What you are asked to do:
The data below holds a line containing "Rebuild this chart" and a line containing "32, 57, 47];"; please quote exactly those two lines and every line between them, and nothing else.

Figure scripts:
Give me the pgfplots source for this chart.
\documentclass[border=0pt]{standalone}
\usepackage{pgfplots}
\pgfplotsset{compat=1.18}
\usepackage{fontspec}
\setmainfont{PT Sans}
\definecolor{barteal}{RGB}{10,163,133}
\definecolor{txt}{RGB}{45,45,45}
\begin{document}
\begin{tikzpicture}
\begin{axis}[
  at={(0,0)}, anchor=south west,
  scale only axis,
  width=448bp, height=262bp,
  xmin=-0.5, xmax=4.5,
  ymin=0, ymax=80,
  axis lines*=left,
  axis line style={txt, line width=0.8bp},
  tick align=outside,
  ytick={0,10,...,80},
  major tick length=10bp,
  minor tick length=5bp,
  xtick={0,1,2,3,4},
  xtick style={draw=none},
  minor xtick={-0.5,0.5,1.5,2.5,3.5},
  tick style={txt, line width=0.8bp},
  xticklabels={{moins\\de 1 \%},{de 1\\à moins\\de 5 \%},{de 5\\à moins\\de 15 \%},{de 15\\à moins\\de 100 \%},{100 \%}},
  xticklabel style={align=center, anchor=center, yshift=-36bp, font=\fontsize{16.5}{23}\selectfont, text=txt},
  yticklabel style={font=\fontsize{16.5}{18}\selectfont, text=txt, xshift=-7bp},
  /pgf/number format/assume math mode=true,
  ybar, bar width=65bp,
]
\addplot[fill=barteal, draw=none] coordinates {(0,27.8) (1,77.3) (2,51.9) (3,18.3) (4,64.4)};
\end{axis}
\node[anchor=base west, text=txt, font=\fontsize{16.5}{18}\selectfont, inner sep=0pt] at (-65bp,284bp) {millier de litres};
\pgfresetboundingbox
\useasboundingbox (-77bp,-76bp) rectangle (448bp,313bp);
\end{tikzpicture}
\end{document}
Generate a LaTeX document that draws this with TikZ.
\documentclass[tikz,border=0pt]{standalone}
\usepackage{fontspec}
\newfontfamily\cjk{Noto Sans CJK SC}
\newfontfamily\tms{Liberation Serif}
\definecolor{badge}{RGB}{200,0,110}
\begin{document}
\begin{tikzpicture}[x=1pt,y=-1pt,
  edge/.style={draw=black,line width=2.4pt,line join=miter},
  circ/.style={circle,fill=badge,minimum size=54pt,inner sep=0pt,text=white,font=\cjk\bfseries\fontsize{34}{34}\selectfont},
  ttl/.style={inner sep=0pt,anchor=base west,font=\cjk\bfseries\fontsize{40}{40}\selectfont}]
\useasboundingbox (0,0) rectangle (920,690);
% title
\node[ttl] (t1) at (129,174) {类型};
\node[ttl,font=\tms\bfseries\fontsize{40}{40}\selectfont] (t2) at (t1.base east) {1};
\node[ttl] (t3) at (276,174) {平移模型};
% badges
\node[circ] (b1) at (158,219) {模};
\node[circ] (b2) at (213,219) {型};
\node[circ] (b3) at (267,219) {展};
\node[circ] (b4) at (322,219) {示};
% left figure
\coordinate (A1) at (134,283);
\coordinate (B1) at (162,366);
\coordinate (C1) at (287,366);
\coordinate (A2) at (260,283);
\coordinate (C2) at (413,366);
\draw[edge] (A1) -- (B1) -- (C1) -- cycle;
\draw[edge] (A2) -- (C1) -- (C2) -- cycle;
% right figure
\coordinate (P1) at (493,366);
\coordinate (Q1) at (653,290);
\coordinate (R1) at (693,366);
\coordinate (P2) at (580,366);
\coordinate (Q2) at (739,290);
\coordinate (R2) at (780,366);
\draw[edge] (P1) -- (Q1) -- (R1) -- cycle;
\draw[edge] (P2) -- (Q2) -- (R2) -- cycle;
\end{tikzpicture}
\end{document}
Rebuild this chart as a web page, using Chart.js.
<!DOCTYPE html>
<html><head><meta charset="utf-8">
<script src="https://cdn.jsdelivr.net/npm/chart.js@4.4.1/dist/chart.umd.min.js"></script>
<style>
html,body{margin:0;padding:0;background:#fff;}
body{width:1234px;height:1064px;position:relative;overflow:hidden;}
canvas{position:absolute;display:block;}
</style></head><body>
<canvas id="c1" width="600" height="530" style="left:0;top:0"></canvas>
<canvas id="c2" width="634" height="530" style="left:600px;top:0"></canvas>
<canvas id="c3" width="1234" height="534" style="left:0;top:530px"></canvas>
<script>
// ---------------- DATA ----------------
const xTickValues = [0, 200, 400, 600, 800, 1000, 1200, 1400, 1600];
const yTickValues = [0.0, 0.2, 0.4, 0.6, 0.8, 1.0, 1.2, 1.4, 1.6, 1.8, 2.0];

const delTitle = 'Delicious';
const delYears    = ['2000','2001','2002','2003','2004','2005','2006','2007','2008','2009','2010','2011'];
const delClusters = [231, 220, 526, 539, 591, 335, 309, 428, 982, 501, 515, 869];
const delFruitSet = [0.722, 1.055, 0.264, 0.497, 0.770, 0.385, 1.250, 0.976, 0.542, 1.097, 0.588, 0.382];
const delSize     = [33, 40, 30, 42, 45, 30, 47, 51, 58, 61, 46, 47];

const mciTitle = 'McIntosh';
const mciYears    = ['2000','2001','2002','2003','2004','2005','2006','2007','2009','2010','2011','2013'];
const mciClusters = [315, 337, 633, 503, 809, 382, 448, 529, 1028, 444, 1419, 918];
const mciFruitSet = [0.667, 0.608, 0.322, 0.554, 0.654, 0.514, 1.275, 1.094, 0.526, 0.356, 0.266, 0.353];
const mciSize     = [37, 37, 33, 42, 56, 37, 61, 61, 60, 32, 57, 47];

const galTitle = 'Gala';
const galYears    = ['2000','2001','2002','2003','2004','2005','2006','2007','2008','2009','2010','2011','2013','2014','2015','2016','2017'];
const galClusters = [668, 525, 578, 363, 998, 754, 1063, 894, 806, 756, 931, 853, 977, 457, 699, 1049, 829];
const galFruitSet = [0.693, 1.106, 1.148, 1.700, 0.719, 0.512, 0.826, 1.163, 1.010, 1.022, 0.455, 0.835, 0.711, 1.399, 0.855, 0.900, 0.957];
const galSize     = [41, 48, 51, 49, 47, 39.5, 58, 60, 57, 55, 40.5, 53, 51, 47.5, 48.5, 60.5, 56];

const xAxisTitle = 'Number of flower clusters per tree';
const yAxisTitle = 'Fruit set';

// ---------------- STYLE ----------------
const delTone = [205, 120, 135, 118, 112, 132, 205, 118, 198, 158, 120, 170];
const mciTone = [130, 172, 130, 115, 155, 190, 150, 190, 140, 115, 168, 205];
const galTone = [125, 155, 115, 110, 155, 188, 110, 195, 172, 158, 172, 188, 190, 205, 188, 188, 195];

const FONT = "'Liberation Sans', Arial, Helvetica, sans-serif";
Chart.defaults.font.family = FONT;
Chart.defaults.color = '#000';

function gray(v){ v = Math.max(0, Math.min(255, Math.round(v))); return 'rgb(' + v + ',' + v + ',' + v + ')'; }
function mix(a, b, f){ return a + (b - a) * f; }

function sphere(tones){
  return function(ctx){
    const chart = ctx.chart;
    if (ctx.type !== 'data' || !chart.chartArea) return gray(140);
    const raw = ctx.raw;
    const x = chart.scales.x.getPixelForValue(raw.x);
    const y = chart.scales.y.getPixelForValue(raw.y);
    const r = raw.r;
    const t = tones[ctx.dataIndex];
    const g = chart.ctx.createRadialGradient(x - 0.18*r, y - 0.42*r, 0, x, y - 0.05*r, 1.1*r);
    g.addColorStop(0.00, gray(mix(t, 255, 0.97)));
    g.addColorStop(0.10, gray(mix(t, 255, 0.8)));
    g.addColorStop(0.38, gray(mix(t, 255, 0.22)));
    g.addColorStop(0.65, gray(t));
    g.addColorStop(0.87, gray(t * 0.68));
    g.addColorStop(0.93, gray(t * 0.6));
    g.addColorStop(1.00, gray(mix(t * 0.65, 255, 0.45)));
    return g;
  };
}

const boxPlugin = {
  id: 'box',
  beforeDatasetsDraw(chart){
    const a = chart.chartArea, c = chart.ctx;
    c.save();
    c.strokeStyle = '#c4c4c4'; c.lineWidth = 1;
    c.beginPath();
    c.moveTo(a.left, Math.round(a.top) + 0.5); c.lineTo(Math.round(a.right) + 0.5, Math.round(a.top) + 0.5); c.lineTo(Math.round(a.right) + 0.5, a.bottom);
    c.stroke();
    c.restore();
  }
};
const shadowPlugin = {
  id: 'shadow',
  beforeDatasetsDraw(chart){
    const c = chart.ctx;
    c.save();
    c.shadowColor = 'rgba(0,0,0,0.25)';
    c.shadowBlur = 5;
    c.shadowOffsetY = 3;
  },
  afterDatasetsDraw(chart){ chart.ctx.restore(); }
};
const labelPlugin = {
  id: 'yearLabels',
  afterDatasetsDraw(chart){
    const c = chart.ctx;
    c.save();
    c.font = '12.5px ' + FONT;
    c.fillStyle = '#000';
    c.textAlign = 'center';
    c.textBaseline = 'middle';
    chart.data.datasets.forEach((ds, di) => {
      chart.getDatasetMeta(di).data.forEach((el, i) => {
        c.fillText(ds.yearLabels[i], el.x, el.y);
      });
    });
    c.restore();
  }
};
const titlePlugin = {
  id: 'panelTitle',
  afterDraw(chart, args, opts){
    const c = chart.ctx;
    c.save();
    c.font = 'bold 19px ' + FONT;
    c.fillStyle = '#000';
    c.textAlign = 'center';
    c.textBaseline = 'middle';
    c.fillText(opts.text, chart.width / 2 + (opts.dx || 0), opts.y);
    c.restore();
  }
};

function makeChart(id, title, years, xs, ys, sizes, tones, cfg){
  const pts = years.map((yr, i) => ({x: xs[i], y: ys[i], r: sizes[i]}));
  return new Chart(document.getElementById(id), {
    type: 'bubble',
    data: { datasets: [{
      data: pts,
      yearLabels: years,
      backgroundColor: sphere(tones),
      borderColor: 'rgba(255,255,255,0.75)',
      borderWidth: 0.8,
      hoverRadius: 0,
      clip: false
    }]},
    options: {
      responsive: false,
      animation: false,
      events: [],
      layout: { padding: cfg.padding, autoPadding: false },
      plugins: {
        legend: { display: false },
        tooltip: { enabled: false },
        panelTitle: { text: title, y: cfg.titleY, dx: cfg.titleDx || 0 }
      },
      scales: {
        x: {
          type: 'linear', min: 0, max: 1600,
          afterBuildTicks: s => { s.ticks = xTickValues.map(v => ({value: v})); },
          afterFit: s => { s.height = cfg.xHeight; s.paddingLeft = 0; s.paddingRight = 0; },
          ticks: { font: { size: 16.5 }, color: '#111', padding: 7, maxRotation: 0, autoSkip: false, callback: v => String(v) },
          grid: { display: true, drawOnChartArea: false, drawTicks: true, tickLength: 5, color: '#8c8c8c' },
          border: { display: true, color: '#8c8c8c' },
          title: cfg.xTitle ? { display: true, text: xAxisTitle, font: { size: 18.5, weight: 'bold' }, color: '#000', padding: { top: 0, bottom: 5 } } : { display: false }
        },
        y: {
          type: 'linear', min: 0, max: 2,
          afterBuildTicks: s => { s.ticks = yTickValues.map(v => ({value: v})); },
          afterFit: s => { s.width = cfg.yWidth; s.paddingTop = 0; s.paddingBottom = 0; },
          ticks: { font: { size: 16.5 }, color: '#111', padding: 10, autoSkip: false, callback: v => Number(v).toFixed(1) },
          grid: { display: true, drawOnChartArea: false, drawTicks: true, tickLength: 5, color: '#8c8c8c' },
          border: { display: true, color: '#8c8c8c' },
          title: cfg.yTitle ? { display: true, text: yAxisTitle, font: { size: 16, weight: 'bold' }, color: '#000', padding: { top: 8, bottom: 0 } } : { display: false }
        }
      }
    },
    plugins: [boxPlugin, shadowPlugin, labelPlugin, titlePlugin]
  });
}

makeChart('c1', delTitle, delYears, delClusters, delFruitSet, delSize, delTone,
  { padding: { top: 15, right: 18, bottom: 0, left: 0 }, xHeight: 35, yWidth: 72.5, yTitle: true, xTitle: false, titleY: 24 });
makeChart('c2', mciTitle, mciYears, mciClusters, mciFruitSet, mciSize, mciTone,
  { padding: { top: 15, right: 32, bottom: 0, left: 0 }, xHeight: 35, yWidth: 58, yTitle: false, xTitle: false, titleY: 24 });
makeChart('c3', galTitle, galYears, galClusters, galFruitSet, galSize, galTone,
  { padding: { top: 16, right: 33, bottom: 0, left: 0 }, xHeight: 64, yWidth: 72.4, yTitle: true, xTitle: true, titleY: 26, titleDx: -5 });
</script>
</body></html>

Exercise result:
Rebuild this chart as a web page, using Chart.js.
<!DOCTYPE html>
<html><head><meta charset="utf-8">
<script src="https://cdn.jsdelivr.net/npm/chart.js@4.4.1/dist/chart.umd.min.js"></script>
<style>
html,body{margin:0;padding:0;background:#fff;}
body{width:1234px;height:1064px;position:relative;overflow:hidden;}
canvas{position:absolute;display:block;}
</style></head><body>
<canvas id="c1" width="600" height="530" style="left:0;top:0"></canvas>
<canvas id="c2" width="634" height="530" style="left:600px;top:0"></canvas>
<canvas id="c3" width="1234" height="534" style="left:0;top:530px"></canvas>
<script>
// ---------------- DATA ----------------
const xTickValues = [0, 200, 400, 600, 800, 1000, 1200, 1400, 1600];
const yTickValues = [0.0, 0.2, 0.4, 0.6, 0.8, 1.0, 1.2, 1.4, 1.6, 1.8, 2.0];

const delTitle = 'Delicious';
const delYears    = ['2000','2001','2002','2003','2004','2005','2006','2007','2008','2009','2010','2011'];
const delClusters = [231, 220, 526, 539, 591, 335, 309, 428, 982, 501, 515, 869];
const delFruitSet = [0.722, 1.055, 0.264, 0.497, 0.770, 0.385, 1.250, 0.976, 0.542, 1.097, 0.588, 0.382];
const delSize     = [33, 40, 30, 42, 45, 30, 47, 51, 58, 61, 46, 47];

const mciTitle = 'McIntosh';
const mciYears    = ['2000','2001','2002','2003','2004','2005','2006','2007','2009','2010','2011','2013'];
const mciClusters = [315, 337, 633, 503, 809, 382, 448, 529, 1028, 444, 1419, 918];
const mciFruitSet = [0.667, 0.608, 0.322, 0.554, 0.654, 0.514, 1.275, 1.094, 0.526, 0.356, 0.266, 0.353];
const mciSize     = [37, 37, 33, 42, 56, 37, 61, 61, 60, 32, 57, 47];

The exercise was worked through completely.